Comment by chipotle_coyote

11 hours ago

> Have you used AI to write documentation for software?

Hi. I have edited AI-generated first drafts of documentation -- in the last few months, so we are not talking about old and moldy models -- and describing the performance as "extremely well" is exceedingly generous. Large language models write documentation the same way they do all tasks, i.e., through statistical computation of the most likely output. So, in no particular order:

- AI-authored documentation is not aware of your house style guide. (No, giving it your style guide will not help.)

- AI-authored documentation will not match your house voice. (No, saying "please write this in the voice of the other documentation in this repo" will not help.)

- The generated documentation will tend to be extremely generic and repetitive, often effectively duplicating other work in your documentation repo.

- Internal links to other pages will often be incorrect.

- Summaries will often be superfluous.

- It will love "here is a common problem and here is how to fix it" sections, whether or not that's appropriate for the kind of document it's writing. (It won't distinguish reliably between tutorial documentation, reference documentation, and cookbook articles.)

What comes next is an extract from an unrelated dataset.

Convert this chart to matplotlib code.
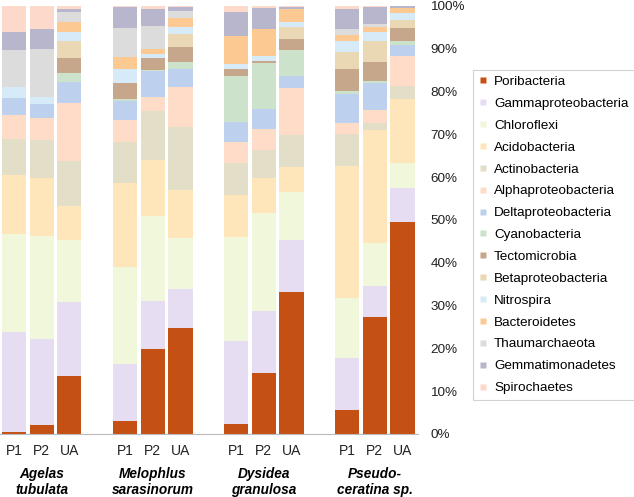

- The common problems it tells you how to fix are sometimes imagined and frequently not actually problems worth documenting.

- It's subject to unnecessary digression, e.g., while writing a high-level overview of how to accomplish a task, it will mention that using version control is a good idea, then detour for a hundred lines giving you a quick introduction to Git.

As for using AI "to generate deep research reports by scouring the internet", that sounds like an incredibly fraught idea. LLMs are not doing searches, they are doing statistical computation of likely results. In practice the results of that computation and a web search frequently line up, but "frequently" is not good enough for "deep research": the fewer points of reference for a complex query there are in an LLM's training corpus, the more likely it is to generate a bullshit answer delivered with a veneer of absolute confidence. Perhaps you can make the case that that's still a good place to start, but it is absolutely not something to rely on.

>LLMs are not doing searches, they are doing statistical computation of likely results.

This was true of ChatGPT in 2022, but any modern platform that advertises a "deep research" feature provides its LLMs with tools to actually do a web search, pull the results it finds into context and cite them in the generated text.